Given an encoded string, return it's decoded string.
The encoding rule is: k[encoded_string], where the encoded_string inside the square brackets is being repeated exactly k times. Note that k is guaranteed to be a positive integer.
You may assume that the input string is always valid; No extra white spaces, square brackets are well-formed, etc.
Furthermore, you may assume that the original data does not contain any digits and that digits are only for those repeat numbers, k. For example, there won't be input like 3a or 2[4].
Examples:
s = "3[a]2[bc]", return "aaabcbc".
s = "xyz3[a12[cb]]", return "....."
Solution1:two Stacks (count, result)
思路:到数字时,将原来的res存入res_stack,数字存入count_stack,res重置 ,继续处理后序。碰到]时,将res_stack.pop() + res * count_stack.pop() times,继续处理后序。

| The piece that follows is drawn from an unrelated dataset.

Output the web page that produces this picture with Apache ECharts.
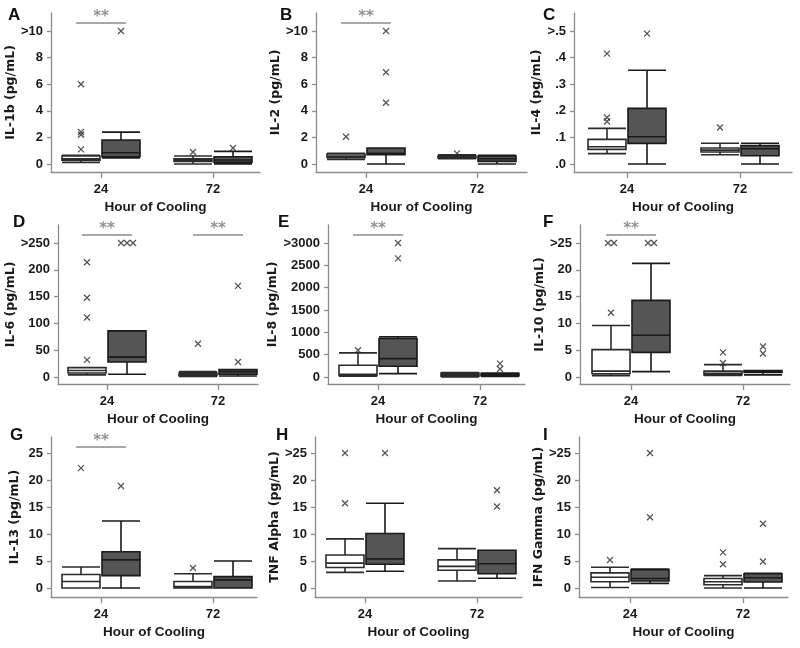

Time Complexity: O(N) Space Complexity: O(N)
Solution2:Recursive
参考:https://discuss.leetcode.com/topic/57228/0ms-simple-c-solution
Time Complexity: O(N) Space Complexity: O(N) 递归缓存
Solution1 Code:
public class Solution {
public String decodeString(String s) {
String res = "";
Stack<Integer> countStack = new Stack<>();
Stack<String> resStack = new Stack<>();
int idx = 0;
while (idx < s.length()) {
if (Character.isDigit(s.charAt(idx))) {
int count = 0;
while (Character.isDigit(s.charAt(idx))) {
count = 10 * count + (s.charAt(idx) - '0');
idx++;
}
countStack.push(count);
}
else if (s.charAt(idx) == '[') {
resStack.push(res);
res = "";
idx++;
}
else if (s.charAt(idx) == ']') {
StringBuilder temp = new StringBuilder (resStack.pop());
int repeatTimes = countStack.pop();
for (int i = 0; i < repeatTimes; i++) {
temp.append(res);
}
res = temp.toString();
idx++;
}
else {
res += s.charAt(idx++);
}
}
return res;
}
}
Solution2 Code:
public class Solution {
public String decodeString(String s) {
StringBuilder result = decode(s, new int[] {0});
return result.toString();
}
// start: //so that it can be changed. (like reference)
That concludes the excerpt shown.